Search the data for the word "page". Reproduce every line where it is found.

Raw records
-------

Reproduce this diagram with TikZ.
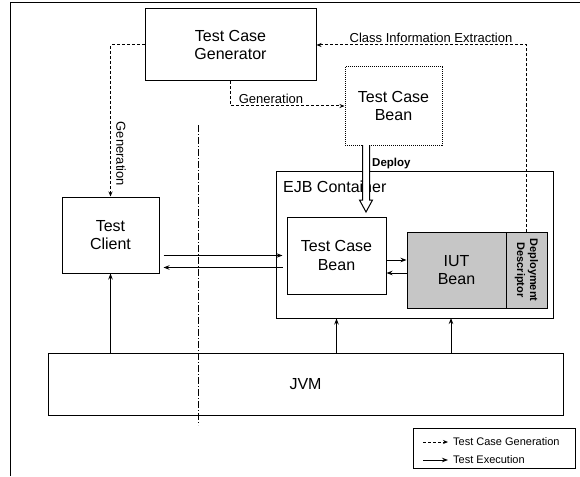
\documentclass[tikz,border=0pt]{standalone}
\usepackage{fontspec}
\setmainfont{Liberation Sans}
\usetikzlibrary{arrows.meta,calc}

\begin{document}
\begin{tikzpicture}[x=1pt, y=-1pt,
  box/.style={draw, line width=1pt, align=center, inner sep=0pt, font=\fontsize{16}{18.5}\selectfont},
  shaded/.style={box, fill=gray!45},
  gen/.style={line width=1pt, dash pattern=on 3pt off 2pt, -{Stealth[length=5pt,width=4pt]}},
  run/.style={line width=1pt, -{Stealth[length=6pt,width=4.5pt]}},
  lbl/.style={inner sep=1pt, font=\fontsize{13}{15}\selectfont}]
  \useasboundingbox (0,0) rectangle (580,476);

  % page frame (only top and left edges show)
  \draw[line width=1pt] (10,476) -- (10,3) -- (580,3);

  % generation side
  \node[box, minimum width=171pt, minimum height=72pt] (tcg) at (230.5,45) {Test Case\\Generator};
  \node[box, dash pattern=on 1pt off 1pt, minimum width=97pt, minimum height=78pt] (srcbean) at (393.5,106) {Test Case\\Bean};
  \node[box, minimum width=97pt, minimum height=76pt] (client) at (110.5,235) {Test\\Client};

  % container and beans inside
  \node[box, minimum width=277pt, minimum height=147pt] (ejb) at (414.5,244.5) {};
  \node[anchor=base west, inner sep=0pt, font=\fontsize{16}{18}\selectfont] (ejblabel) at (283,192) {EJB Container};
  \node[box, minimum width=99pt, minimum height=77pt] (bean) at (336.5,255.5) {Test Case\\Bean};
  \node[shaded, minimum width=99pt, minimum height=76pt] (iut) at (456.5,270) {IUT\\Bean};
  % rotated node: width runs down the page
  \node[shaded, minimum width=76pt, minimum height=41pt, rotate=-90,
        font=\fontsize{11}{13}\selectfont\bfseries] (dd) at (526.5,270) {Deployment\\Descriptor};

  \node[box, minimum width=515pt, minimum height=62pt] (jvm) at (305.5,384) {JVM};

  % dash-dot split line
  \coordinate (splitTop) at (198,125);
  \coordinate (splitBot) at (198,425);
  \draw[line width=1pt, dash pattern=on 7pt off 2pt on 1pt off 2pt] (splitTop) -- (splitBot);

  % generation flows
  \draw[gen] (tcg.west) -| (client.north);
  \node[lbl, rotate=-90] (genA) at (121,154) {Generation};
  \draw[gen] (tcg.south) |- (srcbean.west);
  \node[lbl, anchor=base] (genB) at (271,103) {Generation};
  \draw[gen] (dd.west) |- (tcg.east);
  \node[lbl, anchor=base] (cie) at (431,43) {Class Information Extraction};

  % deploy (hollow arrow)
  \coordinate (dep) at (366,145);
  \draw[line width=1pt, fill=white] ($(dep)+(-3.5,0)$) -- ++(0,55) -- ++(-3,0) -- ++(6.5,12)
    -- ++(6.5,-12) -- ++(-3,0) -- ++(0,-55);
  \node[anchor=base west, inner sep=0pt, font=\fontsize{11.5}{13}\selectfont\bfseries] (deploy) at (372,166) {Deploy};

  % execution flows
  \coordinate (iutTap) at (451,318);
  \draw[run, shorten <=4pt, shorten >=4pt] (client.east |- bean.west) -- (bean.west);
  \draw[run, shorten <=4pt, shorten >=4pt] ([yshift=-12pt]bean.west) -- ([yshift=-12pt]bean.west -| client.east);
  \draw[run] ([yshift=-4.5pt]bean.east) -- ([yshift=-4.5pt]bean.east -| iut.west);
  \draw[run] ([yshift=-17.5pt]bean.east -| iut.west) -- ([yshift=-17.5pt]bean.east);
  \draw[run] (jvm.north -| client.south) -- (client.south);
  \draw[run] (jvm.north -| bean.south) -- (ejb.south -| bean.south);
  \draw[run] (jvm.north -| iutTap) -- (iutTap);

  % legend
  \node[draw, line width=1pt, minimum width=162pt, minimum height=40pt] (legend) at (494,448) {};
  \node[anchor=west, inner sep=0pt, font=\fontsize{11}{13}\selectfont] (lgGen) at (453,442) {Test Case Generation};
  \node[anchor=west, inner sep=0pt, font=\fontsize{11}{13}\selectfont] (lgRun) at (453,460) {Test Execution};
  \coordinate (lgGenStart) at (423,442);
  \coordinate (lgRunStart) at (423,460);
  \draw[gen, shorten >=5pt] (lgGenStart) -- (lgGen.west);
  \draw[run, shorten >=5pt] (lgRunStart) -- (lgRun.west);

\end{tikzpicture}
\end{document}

-------

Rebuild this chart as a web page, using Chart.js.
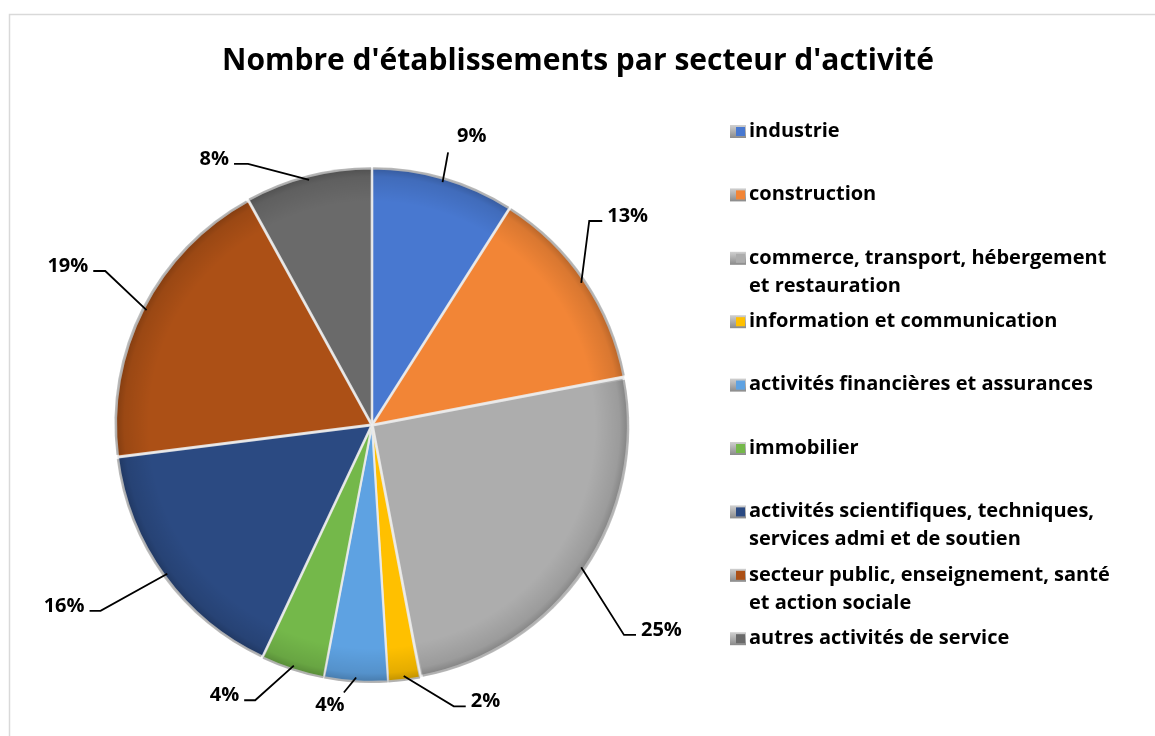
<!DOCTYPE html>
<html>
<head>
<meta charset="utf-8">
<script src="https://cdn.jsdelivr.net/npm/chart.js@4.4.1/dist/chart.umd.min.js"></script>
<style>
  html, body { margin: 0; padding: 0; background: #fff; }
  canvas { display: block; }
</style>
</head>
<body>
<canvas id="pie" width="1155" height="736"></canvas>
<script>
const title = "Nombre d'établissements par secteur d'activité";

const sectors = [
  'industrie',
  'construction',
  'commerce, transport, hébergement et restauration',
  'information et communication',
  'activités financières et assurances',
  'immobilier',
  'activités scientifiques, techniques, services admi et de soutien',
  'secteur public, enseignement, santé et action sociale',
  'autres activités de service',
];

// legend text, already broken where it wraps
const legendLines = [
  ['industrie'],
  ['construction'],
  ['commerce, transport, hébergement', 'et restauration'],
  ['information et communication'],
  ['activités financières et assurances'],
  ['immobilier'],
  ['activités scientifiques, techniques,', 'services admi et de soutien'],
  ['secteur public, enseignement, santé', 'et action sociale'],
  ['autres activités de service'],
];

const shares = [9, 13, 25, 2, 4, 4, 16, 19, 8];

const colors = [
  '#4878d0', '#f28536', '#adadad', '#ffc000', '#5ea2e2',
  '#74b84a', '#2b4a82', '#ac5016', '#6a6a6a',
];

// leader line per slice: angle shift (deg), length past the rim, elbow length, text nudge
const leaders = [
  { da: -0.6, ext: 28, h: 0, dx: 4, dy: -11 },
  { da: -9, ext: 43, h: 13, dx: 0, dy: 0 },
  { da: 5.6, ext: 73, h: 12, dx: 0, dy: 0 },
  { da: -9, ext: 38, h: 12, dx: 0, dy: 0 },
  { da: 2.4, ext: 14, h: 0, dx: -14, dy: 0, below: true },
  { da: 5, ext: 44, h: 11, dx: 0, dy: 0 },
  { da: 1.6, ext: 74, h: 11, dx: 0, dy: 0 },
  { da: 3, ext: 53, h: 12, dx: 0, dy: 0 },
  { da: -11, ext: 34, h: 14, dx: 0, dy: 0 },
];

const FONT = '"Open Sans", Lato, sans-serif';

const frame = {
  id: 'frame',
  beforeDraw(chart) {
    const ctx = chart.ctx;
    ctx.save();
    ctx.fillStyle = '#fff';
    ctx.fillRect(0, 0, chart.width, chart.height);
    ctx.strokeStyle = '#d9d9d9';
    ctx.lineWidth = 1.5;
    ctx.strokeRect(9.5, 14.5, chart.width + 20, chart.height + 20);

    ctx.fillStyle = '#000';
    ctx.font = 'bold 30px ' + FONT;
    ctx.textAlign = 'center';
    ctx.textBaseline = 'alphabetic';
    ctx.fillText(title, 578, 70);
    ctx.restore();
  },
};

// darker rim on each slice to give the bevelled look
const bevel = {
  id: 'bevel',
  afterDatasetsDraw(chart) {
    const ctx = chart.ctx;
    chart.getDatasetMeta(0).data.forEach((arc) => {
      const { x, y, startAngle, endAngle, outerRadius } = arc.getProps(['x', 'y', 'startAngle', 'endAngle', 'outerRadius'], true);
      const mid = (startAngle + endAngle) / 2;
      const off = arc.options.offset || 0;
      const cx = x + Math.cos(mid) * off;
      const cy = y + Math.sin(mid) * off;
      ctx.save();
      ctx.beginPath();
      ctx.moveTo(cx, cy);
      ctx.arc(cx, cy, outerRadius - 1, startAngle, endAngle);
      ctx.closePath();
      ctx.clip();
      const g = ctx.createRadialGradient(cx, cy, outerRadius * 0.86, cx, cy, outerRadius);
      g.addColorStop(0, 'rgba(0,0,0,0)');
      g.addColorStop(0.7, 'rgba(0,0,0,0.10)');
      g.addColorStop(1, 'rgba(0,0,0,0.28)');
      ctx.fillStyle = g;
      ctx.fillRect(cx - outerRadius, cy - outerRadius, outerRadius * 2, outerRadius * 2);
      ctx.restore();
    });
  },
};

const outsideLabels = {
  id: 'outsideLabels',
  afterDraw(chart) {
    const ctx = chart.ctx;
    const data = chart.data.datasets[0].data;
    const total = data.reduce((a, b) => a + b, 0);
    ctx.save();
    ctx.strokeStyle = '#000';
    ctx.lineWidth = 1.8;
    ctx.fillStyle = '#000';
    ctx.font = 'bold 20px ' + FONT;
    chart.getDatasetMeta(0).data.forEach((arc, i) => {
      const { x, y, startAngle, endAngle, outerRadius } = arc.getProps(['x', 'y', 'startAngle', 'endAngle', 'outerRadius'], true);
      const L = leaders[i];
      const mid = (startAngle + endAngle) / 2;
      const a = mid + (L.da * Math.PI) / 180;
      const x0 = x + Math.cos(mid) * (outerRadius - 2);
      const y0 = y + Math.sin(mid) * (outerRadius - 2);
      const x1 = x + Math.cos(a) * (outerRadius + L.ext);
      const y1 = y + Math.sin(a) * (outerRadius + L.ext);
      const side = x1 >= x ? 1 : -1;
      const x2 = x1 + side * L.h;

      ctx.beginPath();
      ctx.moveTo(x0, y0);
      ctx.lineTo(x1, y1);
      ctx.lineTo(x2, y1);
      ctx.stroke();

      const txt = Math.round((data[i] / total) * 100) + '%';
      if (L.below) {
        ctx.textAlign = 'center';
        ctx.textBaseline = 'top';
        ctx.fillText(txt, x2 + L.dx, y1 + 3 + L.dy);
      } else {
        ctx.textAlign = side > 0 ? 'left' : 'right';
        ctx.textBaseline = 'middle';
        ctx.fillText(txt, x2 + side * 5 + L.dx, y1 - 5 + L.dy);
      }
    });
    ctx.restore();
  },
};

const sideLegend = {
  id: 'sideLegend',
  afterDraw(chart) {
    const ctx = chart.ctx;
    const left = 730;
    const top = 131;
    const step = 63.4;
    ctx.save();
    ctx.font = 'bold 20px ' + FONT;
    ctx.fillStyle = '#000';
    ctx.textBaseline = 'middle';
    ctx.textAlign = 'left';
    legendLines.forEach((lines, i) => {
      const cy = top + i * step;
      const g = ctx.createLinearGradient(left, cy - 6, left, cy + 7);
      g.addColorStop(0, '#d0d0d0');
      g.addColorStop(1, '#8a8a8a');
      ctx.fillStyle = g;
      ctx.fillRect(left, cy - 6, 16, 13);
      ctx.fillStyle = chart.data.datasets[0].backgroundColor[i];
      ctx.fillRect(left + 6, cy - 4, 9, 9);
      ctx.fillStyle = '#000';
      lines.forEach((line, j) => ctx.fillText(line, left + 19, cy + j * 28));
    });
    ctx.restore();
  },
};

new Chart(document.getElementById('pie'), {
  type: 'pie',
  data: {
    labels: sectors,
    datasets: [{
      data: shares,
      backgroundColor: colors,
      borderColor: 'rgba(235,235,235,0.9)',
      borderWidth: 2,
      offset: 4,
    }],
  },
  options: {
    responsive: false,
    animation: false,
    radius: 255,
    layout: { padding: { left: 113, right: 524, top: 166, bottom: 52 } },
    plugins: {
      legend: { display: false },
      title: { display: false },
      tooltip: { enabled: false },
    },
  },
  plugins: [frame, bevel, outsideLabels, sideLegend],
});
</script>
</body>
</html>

-------

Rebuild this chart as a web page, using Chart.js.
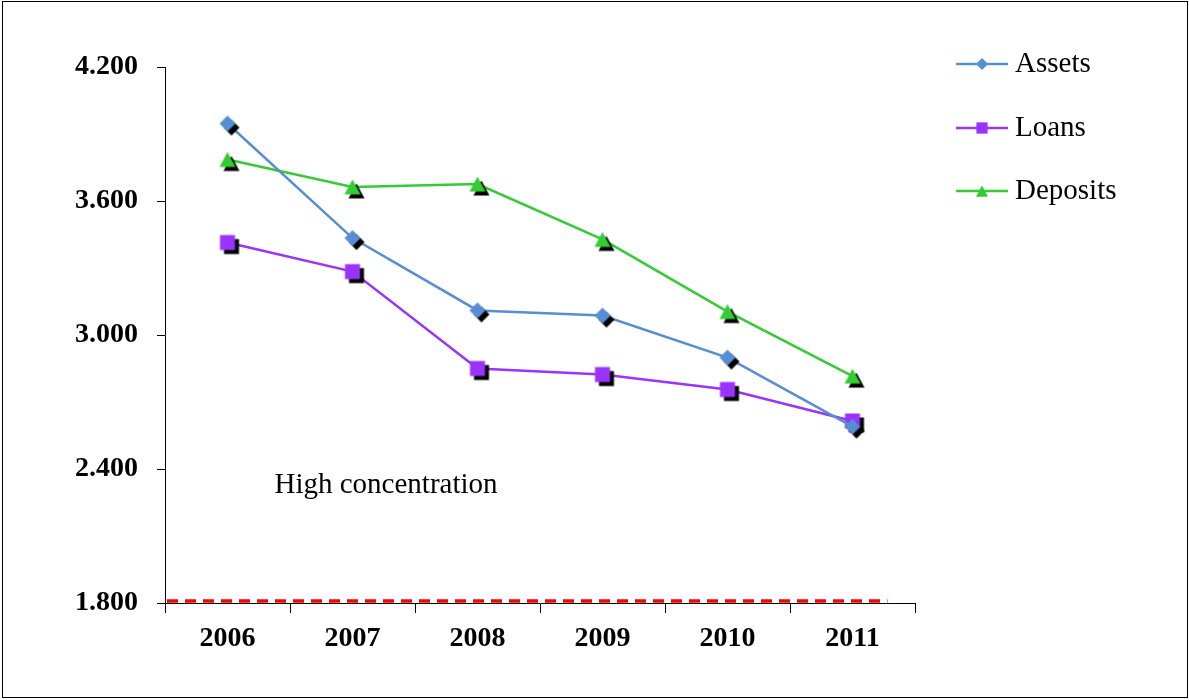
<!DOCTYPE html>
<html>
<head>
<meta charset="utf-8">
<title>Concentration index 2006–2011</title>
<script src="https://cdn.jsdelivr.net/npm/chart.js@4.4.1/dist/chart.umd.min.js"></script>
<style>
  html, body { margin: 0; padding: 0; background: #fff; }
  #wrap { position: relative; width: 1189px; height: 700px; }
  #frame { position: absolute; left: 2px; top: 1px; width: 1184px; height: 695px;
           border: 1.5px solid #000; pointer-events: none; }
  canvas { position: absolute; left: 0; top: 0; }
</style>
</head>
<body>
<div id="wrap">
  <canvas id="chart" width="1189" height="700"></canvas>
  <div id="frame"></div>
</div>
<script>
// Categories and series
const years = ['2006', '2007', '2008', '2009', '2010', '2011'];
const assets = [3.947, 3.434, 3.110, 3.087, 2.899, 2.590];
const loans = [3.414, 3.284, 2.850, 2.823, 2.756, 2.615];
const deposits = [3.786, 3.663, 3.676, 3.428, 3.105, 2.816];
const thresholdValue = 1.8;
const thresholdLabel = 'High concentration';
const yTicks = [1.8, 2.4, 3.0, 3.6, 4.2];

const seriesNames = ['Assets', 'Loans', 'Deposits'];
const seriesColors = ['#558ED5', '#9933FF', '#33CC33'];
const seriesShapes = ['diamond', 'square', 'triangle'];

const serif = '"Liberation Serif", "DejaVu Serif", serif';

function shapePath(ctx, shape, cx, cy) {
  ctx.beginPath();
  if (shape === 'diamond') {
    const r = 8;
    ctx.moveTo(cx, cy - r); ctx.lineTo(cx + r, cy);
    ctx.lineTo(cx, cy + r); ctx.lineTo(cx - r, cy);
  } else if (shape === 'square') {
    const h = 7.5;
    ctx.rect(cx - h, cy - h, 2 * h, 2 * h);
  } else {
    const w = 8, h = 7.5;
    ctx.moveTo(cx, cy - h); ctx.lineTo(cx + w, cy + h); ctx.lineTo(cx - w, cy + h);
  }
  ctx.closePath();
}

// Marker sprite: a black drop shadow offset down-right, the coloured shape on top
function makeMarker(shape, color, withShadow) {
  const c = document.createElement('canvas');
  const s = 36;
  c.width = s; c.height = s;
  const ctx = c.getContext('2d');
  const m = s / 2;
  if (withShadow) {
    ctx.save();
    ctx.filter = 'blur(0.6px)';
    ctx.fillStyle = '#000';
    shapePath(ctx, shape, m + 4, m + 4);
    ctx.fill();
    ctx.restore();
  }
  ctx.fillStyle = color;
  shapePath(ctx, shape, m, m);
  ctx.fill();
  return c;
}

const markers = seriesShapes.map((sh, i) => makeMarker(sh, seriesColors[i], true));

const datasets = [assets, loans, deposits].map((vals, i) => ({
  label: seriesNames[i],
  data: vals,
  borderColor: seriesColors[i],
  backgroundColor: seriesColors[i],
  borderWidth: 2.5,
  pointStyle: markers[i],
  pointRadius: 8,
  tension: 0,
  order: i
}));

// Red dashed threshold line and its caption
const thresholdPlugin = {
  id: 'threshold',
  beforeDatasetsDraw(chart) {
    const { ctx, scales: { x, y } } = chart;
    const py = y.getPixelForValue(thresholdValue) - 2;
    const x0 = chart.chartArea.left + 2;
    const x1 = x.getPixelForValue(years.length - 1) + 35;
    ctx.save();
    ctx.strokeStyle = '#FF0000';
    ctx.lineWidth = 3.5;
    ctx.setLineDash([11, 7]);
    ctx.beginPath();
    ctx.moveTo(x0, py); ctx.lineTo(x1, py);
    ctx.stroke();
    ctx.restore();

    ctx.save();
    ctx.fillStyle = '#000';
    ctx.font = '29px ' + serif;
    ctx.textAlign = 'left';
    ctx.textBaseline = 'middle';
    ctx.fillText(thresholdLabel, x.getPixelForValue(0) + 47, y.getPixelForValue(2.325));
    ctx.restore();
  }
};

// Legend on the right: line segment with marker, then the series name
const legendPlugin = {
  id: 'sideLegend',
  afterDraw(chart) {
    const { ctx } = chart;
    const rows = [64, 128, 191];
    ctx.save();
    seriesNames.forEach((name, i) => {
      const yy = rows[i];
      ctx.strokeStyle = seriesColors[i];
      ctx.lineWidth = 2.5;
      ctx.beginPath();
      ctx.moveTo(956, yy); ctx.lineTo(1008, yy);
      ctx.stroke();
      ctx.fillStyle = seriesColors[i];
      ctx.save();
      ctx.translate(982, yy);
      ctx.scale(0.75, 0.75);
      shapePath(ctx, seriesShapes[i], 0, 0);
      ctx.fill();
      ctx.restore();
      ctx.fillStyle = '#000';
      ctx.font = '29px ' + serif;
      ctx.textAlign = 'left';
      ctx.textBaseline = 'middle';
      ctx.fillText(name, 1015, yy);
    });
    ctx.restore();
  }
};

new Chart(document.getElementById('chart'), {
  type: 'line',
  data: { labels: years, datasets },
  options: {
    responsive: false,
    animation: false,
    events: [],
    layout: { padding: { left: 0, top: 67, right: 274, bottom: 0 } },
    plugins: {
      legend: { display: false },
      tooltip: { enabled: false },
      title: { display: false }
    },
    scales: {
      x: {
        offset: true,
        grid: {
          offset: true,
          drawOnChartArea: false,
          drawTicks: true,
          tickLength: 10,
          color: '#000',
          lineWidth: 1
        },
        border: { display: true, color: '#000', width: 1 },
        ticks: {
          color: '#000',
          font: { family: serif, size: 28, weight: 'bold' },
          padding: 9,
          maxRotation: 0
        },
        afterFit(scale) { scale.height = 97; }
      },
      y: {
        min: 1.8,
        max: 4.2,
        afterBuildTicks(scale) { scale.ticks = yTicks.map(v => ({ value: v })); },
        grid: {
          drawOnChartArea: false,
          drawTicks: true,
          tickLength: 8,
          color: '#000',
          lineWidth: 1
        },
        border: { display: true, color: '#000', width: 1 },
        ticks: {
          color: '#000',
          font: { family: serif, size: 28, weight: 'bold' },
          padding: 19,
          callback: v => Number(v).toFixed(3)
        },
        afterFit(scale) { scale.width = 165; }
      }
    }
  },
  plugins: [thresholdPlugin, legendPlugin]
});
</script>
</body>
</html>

-------

* **Response**:
  % page frame (only top and left edges show)
  % rotated node: width runs down the page
Rebuild this chart as a web page, using Chart.js.
Rebuild this chart as a web page, using Chart.js.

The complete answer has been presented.